Painted silk wallhanging. On motifs from the 14th-century play The Romance of the Western Chamber
by Wang Shih-fu

First quarter of the 18th century

China

The upper part of the walls in the Western Reception Room (Dining-Room) is decorated with hand-painted Chinese silk in shaped oak frames. The wall-hanging was created by Chinese craftsmen artists in the late seventeenth and early eighteenth centuries in the finest traditions of Chinese painting for the European market. Of no small significance in the painting of silk wall-hangings was a treatise published in China in 1701 entitled A Word about Painting from the Garden the Size of a Mustard Grain.
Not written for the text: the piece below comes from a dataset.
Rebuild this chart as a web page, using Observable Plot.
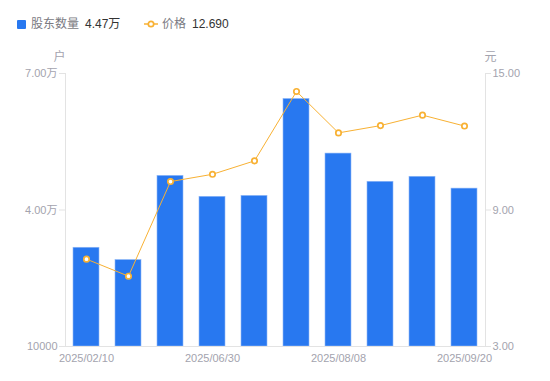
<!DOCTYPE html>
<html><head><meta charset="utf-8">
<script src="https://cdn.jsdelivr.net/npm/d3@7"></script>
<script src="https://cdn.jsdelivr.net/npm/@observablehq/plot@0.6"></script>
<style>
body{margin:0;background:#fff;font-family:"Liberation Sans",Arial,"Noto Sans CJK SC",sans-serif;}
#legend{position:relative;height:48px;font-size:12px;}
#legend span{position:absolute;top:17px;line-height:14px;white-space:nowrap}
.sq{position:absolute;left:17px;top:20px;width:9px;height:9px;background:#2878f0;border-radius:1px}
</style></head><body>
<div id="legend">
  <div class="sq"></div>
  <span style="left:31px;color:#7a7a82">股东数量</span>
  <span style="left:85px;color:#333">4.47万</span>
  <svg style="position:absolute;left:144px;top:19px" width="14" height="10"><line x1="0" y1="5" x2="14" y2="5" stroke="#f8b133" stroke-width="1.5"/><circle cx="7" cy="5" r="2.7" fill="#fff" stroke="#f8b133" stroke-width="1.7"/></svg>
  <span style="left:162px;color:#7a7a82">价格</span>
  <span style="left:192px;color:#333">12.690</span>
</div>
<div id="chart"></div>
<script>
const dates = ["2025/02/10","2025/03/31","2025/06/20","2025/06/30","2025/07/10","2025/07/31","2025/08/08","2025/08/31","2025/09/10","2025/09/20"];
const holders = [31700, 29000, 47500, 42900, 43100, 64400, 52400, 46200, 47300, 44700];
const prices = [6.84, 6.09, 10.25, 10.57, 11.16, 14.21, 12.39, 12.71, 13.17, 12.69];
const xTicks = ["2025/02/10","2025/06/30","2025/08/08","2025/09/20"];
const leftTicks = [10000, 40000, 70000];
const rightTicks = [3, 9, 15];

const yMin = 10000, yMax = 70000, pMin = 3, pMax = 15;
const p2y = p => yMin + (p - pMin) / (pMax - pMin) * (yMax - yMin);
const y2p = v => pMin + (v - yMin) / (yMax - yMin) * (pMax - pMin);

const data = dates.map((d, i) => ({date: d, holders: holders[i], price: prices[i], py: p2y(prices[i])}));
const gray = "#a3a3ae";
const axisCol = "#e3e3e3";

const chart = Plot.plot({
  width: 550, height: 333,
  marginTop: 25, marginBottom: 35, marginLeft: 65, marginRight: 65,
  style: {fontFamily: '"Liberation Sans",Arial,"Noto Sans CJK SC",sans-serif', fontSize: "11px", color: gray, background: "#fff"},
  x: {type: "band", domain: dates, paddingInner: 0.38, paddingOuter: 0.19},
  y: {domain: [yMin, yMax]},
  marks: [
    Plot.barY(data, {x: "date", y1: yMin, y2: "holders", fill: "#2878f0", stroke: "#8fb7f7", strokeWidth: 0.6}),
    Plot.ruleY([yMin], {stroke: axisCol}),
    Plot.frame({anchor: "left", stroke: axisCol}),
    Plot.frame({anchor: "right", stroke: axisCol}),
    Plot.axisY({anchor: "left", ticks: leftTicks, tickSize: 6, tickPadding: 2, stroke: axisCol, fill: gray,
      tickFormat: d => d === 10000 ? "10000" : (d / 10000).toFixed(2) + "万", label: null}),
    Plot.axisY({anchor: "right", ticks: rightTicks.map(p2y), tickSize: 5, tickPadding: 2, stroke: axisCol, fill: gray,
      tickFormat: d => y2p(d).toFixed(2), label: null}),
    Plot.axisX({ticks: xTicks, tickSize: 0, tickPadding: 8, fill: gray, label: null}),
    Plot.line(data, {x: "date", y: "py", stroke: "#f8b133", strokeWidth: 1}),
    Plot.dot(data, {x: "date", y: "py", r: 2.7, fill: "#fff", stroke: "#f8b133", strokeWidth: 1.7}),
    Plot.text(["户"], {frameAnchor: "top-left", dx: -12, dy: -21, fill: gray, fontSize: 12}),
    Plot.text(["元"], {frameAnchor: "top-right", dx: 11, dy: -21, fill: gray, fontSize: 12})
  ]
});
document.getElementById("chart").appendChild(chart);
</script>
</body></html>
The silk, in rolls 70 centimetres wide, was painted following picture books that were published as illustrations to famous Chinese novels and dramas that had gradually become part of the national folklore. The subjects seen in the Reception Room were drawn from a celebrated early-fourteenth-century play by Wang Shih-fu. The Romance of the Western Chamber tells the tale of the love and adventures of the student Chang Chun-jui and the beauty Tsui Inin. Each of the six compositions has as its basis a mountain landscape with the traditional Chinese atmospheric perspective and scenes from the play set into the space of the landscape. The scenes are not presented in the order of the plot, which emphasizes the decorative character of the painting. The appearance of such wall coverings in European palaces was a tribute to the fashion born of extensive links between Europe and China. In Russia interiors decorated with hand-painted silk first appeared in the reign of Peter the Great. It is supposed that this silk adorned Peter's summer apartments in the Summer Garden, then the interiors of the Yekaterinhof Palace from where it entered the Hermitage in 1951.